**WHAT IS ASKED:** Take from the listing each line that has the string "chart".

- - - - -

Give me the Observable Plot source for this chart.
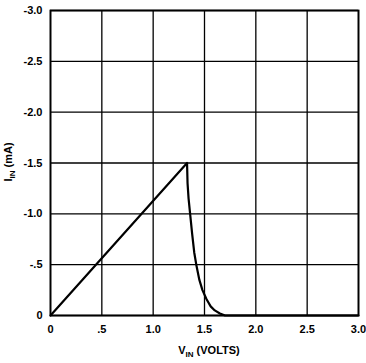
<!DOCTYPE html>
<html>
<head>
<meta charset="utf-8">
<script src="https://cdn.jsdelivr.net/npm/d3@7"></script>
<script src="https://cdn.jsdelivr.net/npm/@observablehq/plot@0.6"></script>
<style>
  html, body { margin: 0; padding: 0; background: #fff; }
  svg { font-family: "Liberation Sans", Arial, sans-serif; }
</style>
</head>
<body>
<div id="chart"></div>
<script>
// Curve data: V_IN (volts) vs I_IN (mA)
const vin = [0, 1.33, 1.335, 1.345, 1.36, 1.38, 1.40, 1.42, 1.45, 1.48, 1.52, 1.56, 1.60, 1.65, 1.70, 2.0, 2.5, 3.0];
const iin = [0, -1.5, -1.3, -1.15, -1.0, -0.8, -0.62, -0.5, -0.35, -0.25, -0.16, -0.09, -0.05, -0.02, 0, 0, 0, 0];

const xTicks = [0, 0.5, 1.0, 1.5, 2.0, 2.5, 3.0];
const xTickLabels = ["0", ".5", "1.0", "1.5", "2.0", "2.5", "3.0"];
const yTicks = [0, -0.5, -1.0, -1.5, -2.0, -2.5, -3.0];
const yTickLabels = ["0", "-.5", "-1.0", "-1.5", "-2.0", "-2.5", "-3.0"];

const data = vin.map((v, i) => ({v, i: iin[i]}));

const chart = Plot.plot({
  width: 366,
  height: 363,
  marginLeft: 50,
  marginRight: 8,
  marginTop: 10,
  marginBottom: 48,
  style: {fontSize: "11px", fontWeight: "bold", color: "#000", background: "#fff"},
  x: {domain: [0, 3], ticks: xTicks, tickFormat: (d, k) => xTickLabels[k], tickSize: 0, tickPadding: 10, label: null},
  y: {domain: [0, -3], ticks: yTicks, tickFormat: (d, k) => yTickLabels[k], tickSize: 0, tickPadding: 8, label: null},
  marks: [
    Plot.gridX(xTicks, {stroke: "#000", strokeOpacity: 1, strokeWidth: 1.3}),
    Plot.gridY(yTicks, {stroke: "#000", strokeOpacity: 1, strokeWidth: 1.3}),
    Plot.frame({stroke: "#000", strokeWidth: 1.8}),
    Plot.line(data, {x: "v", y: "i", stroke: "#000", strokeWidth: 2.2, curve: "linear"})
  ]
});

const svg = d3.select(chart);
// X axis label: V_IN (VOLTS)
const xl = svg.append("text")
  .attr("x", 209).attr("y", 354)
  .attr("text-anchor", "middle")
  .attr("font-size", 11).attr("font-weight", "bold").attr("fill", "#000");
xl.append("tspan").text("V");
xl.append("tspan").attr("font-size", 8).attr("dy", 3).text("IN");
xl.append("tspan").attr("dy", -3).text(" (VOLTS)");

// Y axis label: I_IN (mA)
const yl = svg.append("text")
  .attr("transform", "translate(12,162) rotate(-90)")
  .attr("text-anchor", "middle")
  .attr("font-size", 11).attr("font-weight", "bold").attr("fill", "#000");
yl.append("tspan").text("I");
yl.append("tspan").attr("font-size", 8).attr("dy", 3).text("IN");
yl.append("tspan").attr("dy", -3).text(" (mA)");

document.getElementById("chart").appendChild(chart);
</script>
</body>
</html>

- - - - -

**THE COMPLETED TASK:**
Give me the Observable Plot source for this chart.
<div id="chart"></div>
const chart = Plot.plot({
const svg = d3.select(chart);
document.getElementById("chart").appendChild(chart);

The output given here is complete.